**Material provided:**
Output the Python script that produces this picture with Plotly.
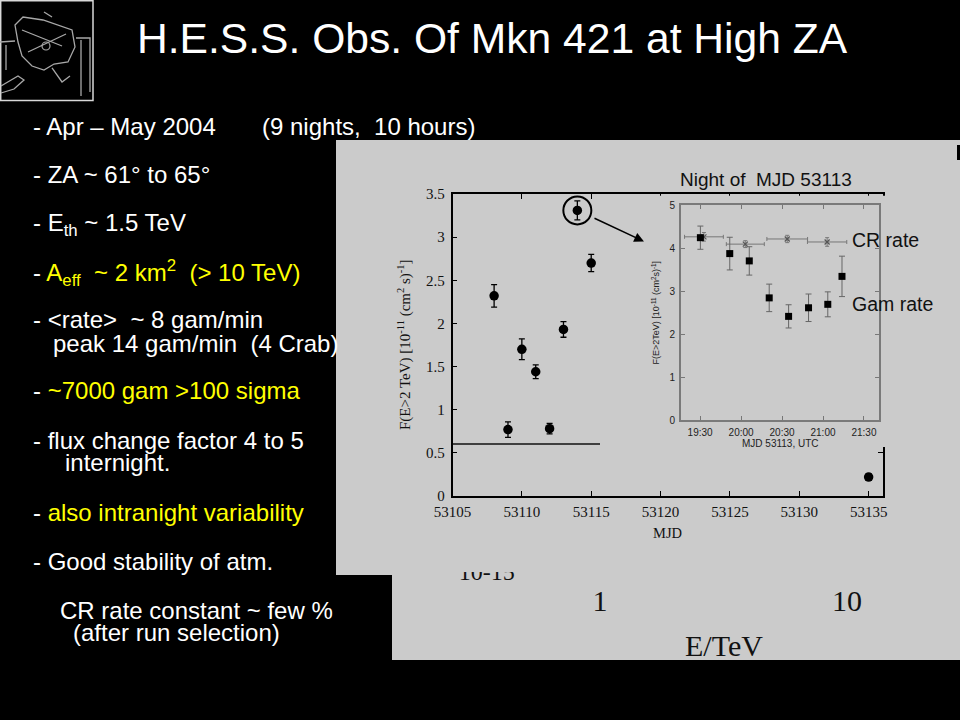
import plotly.graph_objects as go

W, H = 960, 720
def px(x): return x / W
def py(y): return 1 - y / H

SANS = "Liberation Sans, Arial, sans-serif"
SERIF = "Liberation Serif, Times New Roman, serif"
GRAY = "#cbcbcb"
YEL = "#ffff00"

# ---------------- data ----------------
MJD = [53108, 53109, 53110, 53111, 53112, 53113, 53114, 53115, 53135]
FLUX = [2.32, 0.77, 1.70, 1.44, 0.78, 1.93, 3.31, 2.70, 0.22]
FLUX_ERR = [0.13, 0.09, 0.12, 0.08, 0.06, 0.09, 0.11, 0.10, 0.04]

# night of MJD 53113 (minutes after 00:00 UTC)
GAM_MIN = [1170.2, 1191.7, 1206.0, 1220.6, 1234.8, 1249.4, 1263.5, 1273.9]
GAM_FLUX = [4.24, 3.87, 3.70, 2.84, 2.41, 2.61, 2.69, 3.34]
GAM_ERR = [0.27, 0.38, 0.33, 0.32, 0.27, 0.32, 0.29, 0.47]

CR_MIN = [1172.8, 1203.1, 1233.8, 1263.0]
CR_HALF = [14.2, 13.9, 14.9, 14.4]
CR_LEVEL = [4.26, 4.09, 4.21, 4.14]
CR_ERR = [0.10, 0.08, 0.085, 0.10]

INSET_TICK_MIN = [1170, 1200, 1230, 1260, 1290]
INSET_TICK_TEXT = ["19:30", "20:00", "20:30", "21:00", "21:30"]

SPEC_TICKS = [1, 10]
SPEC_TICK_TEXT = ["1", "10"]
SPEC_YLABEL = ["10-15"]

HIGHLIGHT_MJD, HIGHLIGHT_FLUX = 53114, 3.31

fig = go.Figure()

# cover panel (hides part of main frame behind the inset)
fig.add_trace(go.Scatter(x=[0, 1, 1, 0, 0], y=[0, 0, 1, 1, 0], fill="toself",
                         fillcolor=GRAY, mode="lines", line=dict(width=0),
                         xaxis="x2", yaxis="y2", hoverinfo="skip", showlegend=False))

# main light curve
fig.add_trace(go.Scatter(
    x=MJD, y=FLUX, mode="markers",
    marker=dict(symbol="circle", size=9.5, color="black"),
    error_y=dict(type="data", array=FLUX_ERR, color="black", thickness=1.3, width=3),
    xaxis="x", yaxis="y", showlegend=False, hoverinfo="skip"))

# inset: CR rate
fig.add_trace(go.Scatter(
    x=CR_MIN, y=CR_LEVEL, mode="markers",
    marker=dict(symbol="x-thin", size=5, line=dict(color="#555", width=1.2)),
    error_x=dict(type="data", array=CR_HALF, color="#777", thickness=1, width=2),
    error_y=dict(type="data", array=CR_ERR, color="#777", thickness=1, width=2),
    xaxis="x3", yaxis="y3", showlegend=False, hoverinfo="skip"))

# inset: gamma rate
fig.add_trace(go.Scatter(
    x=GAM_MIN, y=GAM_FLUX, mode="markers",
    marker=dict(symbol="square", size=7, color="black"),
    error_y=dict(type="data", array=GAM_ERR, color="#666", thickness=1, width=3),
    xaxis="x3", yaxis="y3", showlegend=False, hoverinfo="skip"))

# clipped spectrum label
fig.add_trace(go.Scatter(
    x=[10 ** -0.4587], y=[0.982], mode="text", text=SPEC_YLABEL,
    textfont=dict(family=SERIF, size=24, color="#111"), textposition="middle center",
    cliponaxis=True, xaxis="x4", yaxis="y4", showlegend=False, hoverinfo="skip"))

main_ax = dict(showline=True, linecolor="black", linewidth=1.5, mirror="ticks",
               ticks="inside", ticklen=5, tickwidth=1.2, tickcolor="black",
               showgrid=False, zeroline=False, automargin=False,
               tickfont=dict(family=SERIF, size=15, color="#111"))
inset_ax = dict(showline=True, linecolor="#7a7a7a", linewidth=2, mirror="ticks",
                ticks="inside", ticklen=4, tickwidth=1, tickcolor="#777",
                showgrid=False, zeroline=False, automargin=False,
                tickfont=dict(family=SANS, size=10, color="#222"))

fig.update_layout(
    width=W, height=H, margin=dict(l=0, r=0, t=0, b=0, pad=0, autoexpand=False),
    paper_bgcolor="black", plot_bgcolor="rgba(0,0,0,0)",
    xaxis=dict(domain=[px(452.5), px(882.5)], range=[53105, 53136], anchor="y",
               tick0=53105, dtick=5, tickformat="d", ticklabelstandoff=1, **main_ax),
    yaxis=dict(domain=[py(496), py(194)], range=[0, 3.5], anchor="x",
               tick0=0, dtick=0.5, ticklabelstandoff=3, **main_ax),
    xaxis2=dict(domain=[px(612), px(892)], range=[0, 1], visible=False, anchor="y2"),
    yaxis2=dict(domain=[py(447), py(195.5)], range=[0, 1], visible=False, anchor="x2"),
    xaxis3=dict(domain=[px(681), px(879)], range=[1156, 1301], anchor="y3",
                tickvals=INSET_TICK_MIN, ticktext=INSET_TICK_TEXT, ticklabelstandoff=2, **inset_ax),
    yaxis3=dict(domain=[py(420), py(205)], range=[0, 5], anchor="x3",
                tick0=0, dtick=1, ticklabelstandoff=2, **inset_ax),
    xaxis4=dict(type="log", domain=[px(392), 1], range=[-0.8421, 1.4575],
                anchor="free", position=py(580), tickvals=SPEC_TICKS, ticktext=SPEC_TICK_TEXT,
                ticks="", showline=False, showgrid=False, zeroline=False, automargin=False,
                tickfont=dict(family=SERIF, size=30, color="#111")),
    yaxis4=dict(domain=[py(660), py(572)], range=[0, 1], visible=False, anchor="x4"),
)

shapes = []
# gray image panels
shapes.append(dict(type="rect", xref="paper", yref="paper", x0=px(336), x1=px(960),
                   y0=py(575), y1=py(140), fillcolor=GRAY, line=dict(width=0), layer="below"))
shapes.append(dict(type="rect", xref="paper", yref="paper", x0=px(392), x1=px(960),
                   y0=py(660), y1=py(575), fillcolor=GRAY, line=dict(width=0), layer="below"))
# small black mark at right edge
shapes.append(dict(type="rect", xref="paper", yref="paper", x0=px(957), x1=px(960),
                   y0=py(160), y1=py(145), fillcolor="black", line=dict(width=0), layer="below"))
# stray horizontal line in the pasted figure
shapes.append(dict(type="line", xref="paper", yref="paper", x0=px(453), x1=px(600),
                   y0=py(444), y1=py(444), line=dict(color="#111", width=1.3)))
# circle around highlighted night
shapes.append(dict(type="circle", xref="x", yref="y", xsizemode="pixel", ysizemode="pixel",
                   xanchor=HIGHLIGHT_MJD, yanchor=HIGHLIGHT_FLUX, x0=-14, x1=14, y0=-14, y1=14,
                   line=dict(color="black", width=2)))

# logo (telescope sketch)
def path(pts, close=False):
    s = "M " + " L ".join(f"{px(x):.5f},{py(y):.5f}" for x, y in pts)
    return s + (" Z" if close else "")

shapes.append(dict(type="rect", xref="paper", yref="paper", x0=px(0.7), x1=px(93),
                   y0=py(100.5), y1=py(0.7), line=dict(color="#d8d8d8", width=1.5),
                   fillcolor="black", layer="below"))
logo_paths = [
    ([(15, 25), (23, 17), (43, 20), (72, 30), (75, 47), (68, 62), (54, 64), (44, 70),
      (32, 66), (22, 56), (18, 42)], True),
    ([(22, 30), (62, 46)], False),
    ([(28, 52), (66, 34)], False),
    ([(44, 12), (52, 17)], False),
    ([(0, 42), (15, 41)], False),
    ([(76, 38), (90, 38), (90, 92)], False),
    ([(81, 40), (81, 96)], False),
    ([(1, 86), (18, 76), (24, 80), (14, 89), (1, 93)], False),
    ([(52, 68), (62, 82), (70, 76)], False),
    ([(6, 45), (6, 70)], False),
]
for pts, cl in logo_paths:
    shapes.append(dict(type="path", xref="paper", yref="paper", path=path(pts, cl),
                       line=dict(color="#a8a8a8", width=1.3), layer="below"))
shapes.append(dict(type="circle", xref="paper", yref="paper", x0=px(42), x1=px(50),
                   y0=py(50), y1=py(42), line=dict(color="#a8a8a8", width=1.2), layer="below"))
fig.update_layout(shapes=shapes)

anns = []
def ann(text, x, y, size, color="white", family=SANS, xanchor="left", angle=0):
    anns.append(dict(text=text, x=px(x), y=py(y), xref="paper", yref="paper",
                     xanchor=xanchor, yanchor="middle", showarrow=False, textangle=angle,
                     font=dict(family=family, size=size, color=color)))

NB = "\u00a0"
ann("H.E.S.S. Obs. Of Mkn 421 at High ZA", 492.5, 38, 42.6, xanchor="center")

def y_(s):
    return f"<span style='color:{YEL}'>{s}</span>"

ann("- Apr – May 2004", 31, 126, 24)
ann(f"(9 nights,{NB}{NB}10 hours)", 260, 126, 24)
ann("- ZA ~ 61° to 65°", 31, 174, 24)
ann("- E<sub>th</sub> ~ 1.5 TeV", 31, 224, 24)
ann("- " + y_(f"A<sub>eff</sub>{NB}{NB}~ 2 km<sup>2</sup>{NB}{NB}(> 10 TeV)"), 31, 273, 24)
ann(f"- &lt;rate&gt;{NB}{NB}~ 8 gam/min", 31, 319, 24)
ann(f"peak 14 gam/min{NB}{NB}(4 Crab)", 51, 343, 24)
ann("- " + y_("~7000 gam >100 sigma"), 31, 391, 24)
ann("- flux change factor 4 to 5", 31, 440, 24)
ann("internight.", 63, 462, 24)
ann("- " + y_("also intranight variability"), 31, 512, 24)
ann("- Good stability of atm.", 31, 561, 24)
ann("CR rate constant ~ few %", 58, 610, 24)
ann("(after run selection)", 71, 632, 24)

# main axis titles
ann("F(E>2 TeV) [10<sup>-11</sup> (cm<sup>2</sup> s)<sup>-1</sup>]", 404, 345, 15,
    color="#111", family=SERIF, xanchor="center", angle=-90)
ann("MJD", 667.5, 533, 14.5, color="#111", family=SERIF, xanchor="center")
# inset titles
ann("F(E>2TeV) [10<sup>-11</sup> (cm<sup>2</sup>s)<sup>-1</sup>]", 655, 312.5, 9,
    color="#222", xanchor="center", angle=-90)
ann("MJD 53113, UTC", 780, 443, 10, color="#222", xanchor="center")
ann("Night of  MJD 53113", 765.8, 179, 19, color="#111", xanchor="center")
ann("CR rate", 850, 239.5, 19.5, color="#111")
ann("Gam rate", 850, 304, 19.5, color="#111")
ann("E/TeV", 724, 645, 30, color="#111", family=SERIF, xanchor="center")

# arrow from circle to inset
anns.append(dict(text="", x=px(644), y=py(241.5), xref="paper", yref="paper",
                 ax=-51, ay=-24, showarrow=True, arrowhead=2, arrowsize=1.3,
                 arrowwidth=1.5, arrowcolor="black"))
fig.update_layout(annotations=anns)

fig.write_html("out.html", config={"responsive": False, "displayModeBar": False},
               post_script="document.body.style.margin='0';document.body.style.overflow='hidden';")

**Task goal:** Extract, word for word, each line from the top of the data down to and including the line with "0.11, 0.10, 0.04]"; skip the pictures.

**Output for this task:**
Output the Python script that produces this picture with Plotly.
import plotly.graph_objects as go

W, H = 960, 720
def px(x): return x / W
def py(y): return 1 - y / H

SANS = "Liberation Sans, Arial, sans-serif"
SERIF = "Liberation Serif, Times New Roman, serif"
GRAY = "#cbcbcb"
YEL = "#ffff00"

# ---------------- data ----------------
MJD = [53108, 53109, 53110, 53111, 53112, 53113, 53114, 53115, 53135]
FLUX = [2.32, 0.77, 1.70, 1.44, 0.78, 1.93, 3.31, 2.70, 0.22]
FLUX_ERR = [0.13, 0.09, 0.12, 0.08, 0.06, 0.09, 0.11, 0.10, 0.04]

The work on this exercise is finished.